Politics under Trump have become coarser, by a huge factor, largely because he becomes the comparison point for everything. When Al Franken got (rightfully) bounced by the Democrats, a common refrain was something like “Well, he’s not Trump!” I personally had arguments years ago about the ethics problems with people like Lloyd Austin, Anthony Blinken and Tom Vilsack that included “would you rather have Rex Tillerson?”
This, broadly, is not an argument worth having, but it does illustrate how low the bar has fallen around the discourse about ethics in government and politics. Trump’s nominees were what they were (and will be worse in a second term), but his acolytes in the political realm are similarly coarse and devoid of ethics, writ large.

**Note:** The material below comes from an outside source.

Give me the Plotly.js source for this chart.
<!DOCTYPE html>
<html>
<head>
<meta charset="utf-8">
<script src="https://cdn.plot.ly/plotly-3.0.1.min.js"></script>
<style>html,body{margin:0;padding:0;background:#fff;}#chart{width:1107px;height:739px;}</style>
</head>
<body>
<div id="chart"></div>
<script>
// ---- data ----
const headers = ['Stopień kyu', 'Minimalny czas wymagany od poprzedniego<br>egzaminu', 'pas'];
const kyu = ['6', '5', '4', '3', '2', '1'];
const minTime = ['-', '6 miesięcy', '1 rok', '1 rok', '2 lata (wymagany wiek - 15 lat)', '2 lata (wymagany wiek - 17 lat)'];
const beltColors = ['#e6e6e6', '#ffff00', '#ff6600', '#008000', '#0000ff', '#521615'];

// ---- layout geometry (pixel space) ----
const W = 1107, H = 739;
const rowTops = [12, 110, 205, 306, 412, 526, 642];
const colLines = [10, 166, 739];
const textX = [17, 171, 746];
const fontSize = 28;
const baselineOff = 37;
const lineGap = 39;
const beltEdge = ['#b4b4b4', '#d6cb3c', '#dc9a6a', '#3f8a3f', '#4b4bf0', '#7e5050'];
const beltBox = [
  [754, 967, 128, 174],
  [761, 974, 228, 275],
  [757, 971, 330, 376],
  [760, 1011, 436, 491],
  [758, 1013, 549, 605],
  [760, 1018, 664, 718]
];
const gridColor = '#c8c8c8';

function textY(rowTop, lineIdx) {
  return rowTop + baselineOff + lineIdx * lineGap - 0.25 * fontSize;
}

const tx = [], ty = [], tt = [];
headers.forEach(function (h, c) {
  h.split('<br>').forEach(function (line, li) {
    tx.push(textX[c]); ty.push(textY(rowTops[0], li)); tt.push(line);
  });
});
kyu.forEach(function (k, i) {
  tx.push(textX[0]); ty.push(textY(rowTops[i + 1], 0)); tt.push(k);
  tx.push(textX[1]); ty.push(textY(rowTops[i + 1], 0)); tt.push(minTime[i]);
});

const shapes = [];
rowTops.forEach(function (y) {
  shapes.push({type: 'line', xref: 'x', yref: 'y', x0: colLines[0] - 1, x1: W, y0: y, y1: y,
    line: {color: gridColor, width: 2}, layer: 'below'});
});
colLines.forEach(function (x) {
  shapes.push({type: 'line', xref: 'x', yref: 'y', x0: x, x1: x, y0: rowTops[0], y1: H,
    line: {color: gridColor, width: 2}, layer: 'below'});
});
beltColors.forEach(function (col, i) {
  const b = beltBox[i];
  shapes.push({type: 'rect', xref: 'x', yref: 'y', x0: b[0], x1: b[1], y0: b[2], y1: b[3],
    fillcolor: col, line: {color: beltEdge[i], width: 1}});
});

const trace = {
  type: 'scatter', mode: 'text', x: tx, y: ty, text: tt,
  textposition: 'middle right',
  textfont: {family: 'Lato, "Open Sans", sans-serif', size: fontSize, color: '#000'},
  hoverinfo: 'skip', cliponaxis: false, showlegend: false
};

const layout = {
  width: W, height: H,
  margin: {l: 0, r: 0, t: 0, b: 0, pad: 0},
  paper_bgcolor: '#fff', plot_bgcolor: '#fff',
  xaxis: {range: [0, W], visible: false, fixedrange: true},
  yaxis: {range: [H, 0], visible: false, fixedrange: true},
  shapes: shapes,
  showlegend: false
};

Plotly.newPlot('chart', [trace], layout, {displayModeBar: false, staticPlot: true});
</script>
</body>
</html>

Take Matt Gaetz. Gaetz has a 2008 DUI arrest under his belt (charges were dropped) that has barely ever been part of the discourse around him because of set of (since scuttled) sex trafficking charges. The House being what it is, it’s unlikely Gaetz will or could lose an election, but more than that, he was basically the driving force behind the rise and fall of Kevin McCarthy. It feels a million years ago, but to refresh your memory: Gaetz and other Trump-aligned GOPers basically stamped their feet until they got concessions out of more centrist GOP House members, which McCarthy had to actually concede that he wanted the government not to shut down, which Gaetz and co. then took as a reneg on a promise.
It was the triumph of extremism, led by a tiny portion of the House. As with many things Trump-aligned, it was using the rules to force an outcome that only satisfies a tiny group. Trump has, of course, done this through the slow speed of the courts and through the Electoral College.
There is asymmetry here, of course, in that Democrats aren’t running extreme candidates in the same way, but the American political environment is only made of two real parties. Mitch McConnell is going away and a Trump-friendly successor will almost certainly become the Republican leader in the Senate; the speaker mess was full of the same stuff. Are we that far away from Marjorie Taylor Greene in a leadership role?
Right now, the Republican party is completely beholden to Trump. Every primary opponent Trump has had in this previous two elections have bowed to him; DeSantis could never figure him out and Haley is still trying to thread that needle. The GOP is no longer anything but the part of the big guy.
Despite its coalition with the puritan right, the rise of Trump has made Republican Party far coarser. The uptight family values have been replaced by one of Trump’s closest allies showing photos of Hunter Biden receiving oral sex on the floor of the House (oddly enough, during an IRS hearing), Lauren Boebert getting kicked out of a theater performance for doing “hand stuff” and, well, whatever is going on with Trump at any given moment.
Much has been written about the disconnect between religious Christians and their relationship with Trump, but aside from that, I’m reminded of how people reacted when George W. Bush was caught on a hot mic calling a reporter an “asshole.” Yes, that was a long time ago, but it nonetheless feels like it was epochs ago.
Trump himself will shuttle off this mortal coil sooner rather than later (again, linear time being what it is) and DeSantis has shown that Trumpism without Trump is hardly the most effective politics. But, to deny his effect on our body politic is foolish; 147 people voted, essentially, for the insurrection! Kari Lake could win in Arizona, Trump himself could win in November, who knows who will be his successor in the national Republican party. Trump’s effect on politics is going to be far reaching and the never surrender, never admit defeat ethos has become the norm.
Lulu Update
My girl had a nice vet appointment last week and got her annual shots. She was, as happens, the hit of the vet office.